## EXERCISE DESCRIPTION
Wherever the word "this" turns up in a line of the entries, copy that line.

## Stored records

•••••

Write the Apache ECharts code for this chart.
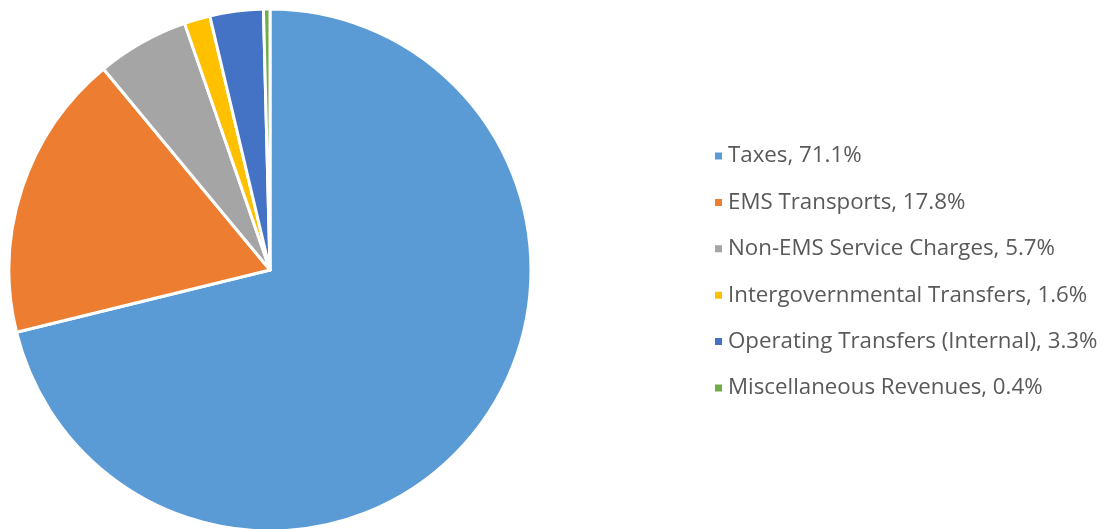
<!DOCTYPE html>
<html>
<head>
<meta charset="utf-8">
<script src="https://cdn.jsdelivr.net/npm/echarts@6/dist/echarts.min.js"></script>
<style>
  html, body { margin: 0; padding: 0; background: #fff; }
  #chart { width: 1108px; height: 529px; }
</style>
</head>
<body>
<div id="chart"></div>
<script>
// categories and shares (%)
let categories = ['Taxes', 'EMS Transports', 'Non-EMS Service Charges', 'Intergovernmental Transfers', 'Operating Transfers (Internal)', 'Miscellaneous Revenues']
let values = [71.1, 17.8, 5.7, 1.6, 3.3, 0.4]
let colors = ['#5B9BD5', '#ED7D31', '#A5A5A5', '#FFC000', '#4472C4', '#70AD47']

var chart = echarts.init(document.getElementById('chart'))
window.addEventListener('resize', function () {
    chart.resize()
})

let pieData = categories.map((name, i) => ({ name: name, value: values[i] }))

option = {
    animation: false,
    color: colors,
    legend: {
        orient: 'vertical',
        left: 708,
        top: 140,
        itemWidth: 9,
        itemHeight: 9,
        itemGap: 24.4,
        icon: 'rect',
        textStyle: {
            fontFamily: 'Open Sans',
            fontSize: 22.3,
            color: '#595959',
            lineHeight: 21
        },
        formatter: function (name) {
            let i = categories.indexOf(name)
            return name + ', ' + values[i] + '%'
        }
    },
    series: [{
        type: 'pie',
        center: [270, 270],
        radius: [0, 261],
        startAngle: 90,
        clockwise: true,
        label: { show: false },
        labelLine: { show: false },
        itemStyle: {
            borderColor: '#fff',
            borderWidth: 3
        },
        data: pieData
    }]
}

chart.setOption(option)
</script>
</body>
</html>
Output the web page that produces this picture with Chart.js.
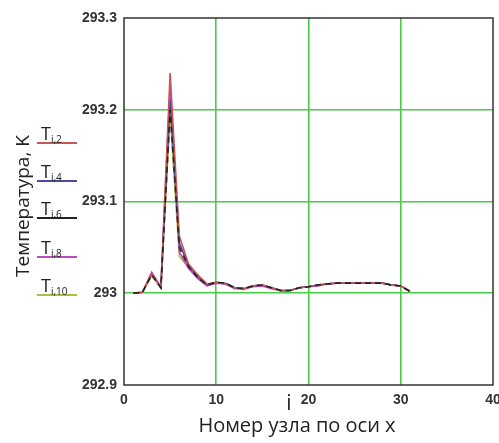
<!DOCTYPE html>
<html>
<head>
<meta charset="utf-8">
<script src="https://cdn.jsdelivr.net/npm/chart.js@4"></script>
<style>
  body { margin: 0; background: #fff; }
  #wrap { position: relative; width: 499px; height: 443px; }
  #ytitle {
    position: absolute; left: 22px; top: 206px;
    transform: translate(-50%, -50%) rotate(-90deg);
    font: 19px 'Open Sans', sans-serif; color: #222; white-space: nowrap;
  }
  .leg {
    position: absolute; left: 37px; width: 40px; height: 20px;
    font: 18px 'Open Sans', sans-serif; color: #222; line-height: 18px;
    padding-left: 4px; box-sizing: border-box;
  }
  .leg sub { font-size: 10px; vertical-align: -3px; }
  #ivar { position: absolute; left: 289px; top: 388px; font: 21px 'Open Sans', sans-serif; color: #222; transform: translateX(-50%); }
  #xtitle { position: absolute; left: 297px; top: 411px; font: 20px 'Open Sans', sans-serif; color: #222; transform: translateX(-50%); white-space: nowrap; }
</style>
</head>
<body>
<div id="wrap">
  <canvas id="chart" width="499" height="443"></canvas>
  <div id="ytitle">Температура, K</div>
  <div id="ivar">i</div>
  <div id="xtitle">Номер узла по оси x</div>
</div>
<script>
// node numbers along x
const nodes = [1, 2, 3, 4, 5, 6, 7, 8, 9, 10, 11, 12, 13, 14, 15, 16, 17, 18, 19, 20, 21, 22, 23, 24, 25, 26, 27, 28, 29, 30, 31];

// temperature series, K
const t2 = [293.000, 293.001, 293.022, 293.006, 293.240, 293.062, 293.032, 293.020, 293.010, 293.012, 293.010, 293.006, 293.005, 293.008, 293.009, 293.006, 293.003, 293.003, 293.006, 293.007, 293.009, 293.010, 293.011, 293.011, 293.011, 293.011, 293.011, 293.011, 293.009, 293.008, 293.002];
const t4 = [293.000, 293.001, 293.021, 293.006, 293.210, 293.055, 293.030, 293.018, 293.009, 293.012, 293.011, 293.006, 293.005, 293.008, 293.009, 293.006, 293.003, 293.003, 293.006, 293.007, 293.009, 293.010, 293.011, 293.011, 293.011, 293.011, 293.011, 293.011, 293.009, 293.008, 293.002];
const t6 = [293.000, 293.001, 293.020, 293.006, 293.200, 293.050, 293.029, 293.017, 293.009, 293.012, 293.011, 293.006, 293.005, 293.008, 293.009, 293.006, 293.003, 293.003, 293.006, 293.007, 293.009, 293.010, 293.011, 293.011, 293.011, 293.011, 293.011, 293.011, 293.009, 293.008, 293.002];
const t8 = [293.000, 293.001, 293.023, 293.007, 293.225, 293.045, 293.027, 293.016, 293.008, 293.011, 293.010, 293.005, 293.005, 293.007, 293.008, 293.005, 293.003, 293.003, 293.006, 293.007, 293.008, 293.010, 293.011, 293.011, 293.011, 293.011, 293.011, 293.011, 293.009, 293.008, 293.002];
const t10 = [293.000, 293.001, 293.019, 293.006, 293.195, 293.040, 293.028, 293.017, 293.009, 293.012, 293.010, 293.006, 293.004, 293.008, 293.009, 293.006, 293.002, 293.003, 293.006, 293.007, 293.009, 293.010, 293.011, 293.011, 293.011, 293.011, 293.011, 293.011, 293.009, 293.008, 293.002];

const seriesNames = ['i,2', 'i,4', 'i,6', 'i,8', 'i,10'];
const xTicks = [0, 10, 20, 30, 40];
const xTickLabels = ['0', '10', '20', '30', '40'];
const yTicks = [292.9, 293, 293.1, 293.2, 293.3];
const yTickLabels = ['292.9', '293', '293.1', '293.2', '293.3'];

const colors = ['#c85555', '#4848a8', '#222222', '#c048c0', '#b4bc3c'];
const dashes = [[], [], [6, 4], [], []];
const legendTops = [124, 162, 199, 238, 276];

const allSeries = [t2, t4, t6, t8, t10];

// legend at the left side, like the original
const wrap = document.getElementById('wrap');
seriesNames.forEach((name, k) => {
  const d = document.createElement('div');
  d.className = 'leg';
  d.style.top = legendTops[k] + 'px';
  d.style.borderBottom = '2px solid ' + colors[k];
  d.innerHTML = 'T<sub>' + name + '</sub>';
  wrap.appendChild(d);
});

const datasets = allSeries.map((s, k) => ({
  label: 'T' + seriesNames[k],
  data: s.map((v, j) => ({ x: nodes[j], y: v })),
  borderColor: colors[k],
  borderWidth: 1.6,
  borderDash: dashes[k],
  pointRadius: 0,
  tension: 0,
  fill: false,
  order: [2, 3, 1, 4, 5][k]
}));

// black frame around the plot
const frame = {
  id: 'frame',
  afterDatasetsDraw(chart) {
    const a = chart.chartArea;
    const c = chart.ctx;
    c.save();
    c.strokeStyle = '#333';
    c.lineWidth = 1.5;
    c.strokeRect(a.left, a.top, a.right - a.left, a.bottom - a.top);
    c.restore();
  }
};

const tickFont = { family: 'Liberation Sans', size: 14, weight: 'bold' };
const gridColor = ctx => (ctx.index === 0 || ctx.index === 4) ? 'rgba(0,0,0,0)' : '#46cc46';

new Chart(document.getElementById('chart'), {
  type: 'line',
  data: { datasets: datasets },
  options: {
    responsive: false,
    animation: false,
    layout: { padding: { top: 18, right: 6, left: 0, bottom: 0 } },
    plugins: { legend: { display: false }, tooltip: { enabled: false } },
    scales: {
      x: {
        type: 'linear',
        min: 0,
        max: 40,
        afterBuildTicks: s => { s.ticks = xTicks.map(v => ({ value: v })); },
        afterFit: s => { s.height = 58; s.paddingRight = 0; s.paddingLeft = 0; },
        border: { display: false },
        grid: { color: gridColor, lineWidth: 1.6, drawTicks: false },
        ticks: {
          padding: 7,
          color: '#333',
          font: tickFont,
          maxRotation: 0,
          callback: (v, i) => xTickLabels[i]
        }
      },
      y: {
        min: 292.9,
        max: 293.3,
        afterBuildTicks: s => { s.ticks = yTicks.map(v => ({ value: v })); },
        afterFit: s => { s.width = 124; s.paddingTop = 0; s.paddingBottom = 0; },
        border: { display: false },
        grid: { color: gridColor, lineWidth: 1.6, drawTicks: false },
        ticks: {
          padding: 7,
          color: '#333',
          font: tickFont,
          callback: (v, i) => yTickLabels[i]
        }
      }
    }
  },
  plugins: [frame]
});
</script>
</body>
</html>
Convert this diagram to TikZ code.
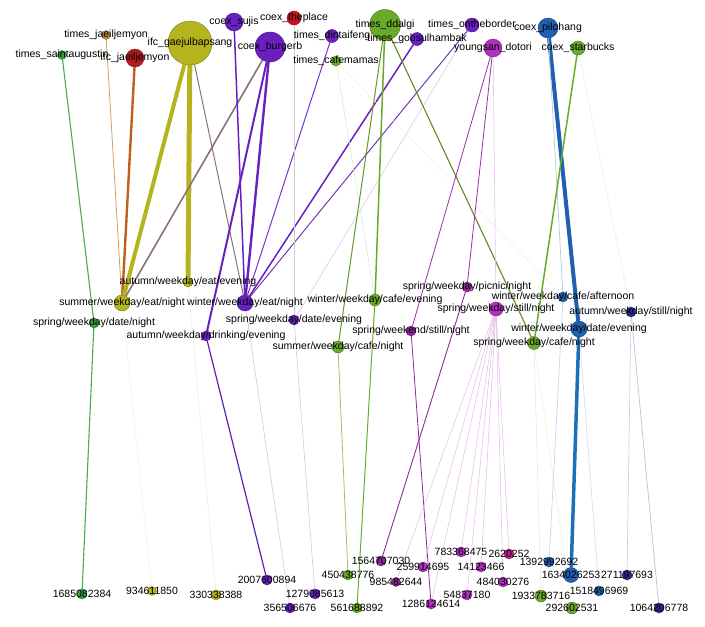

•••••

## RESPONSE
Write the Apache ECharts code for this chart.
Output the web page that produces this picture with Chart.js.
Convert this diagram to TikZ code.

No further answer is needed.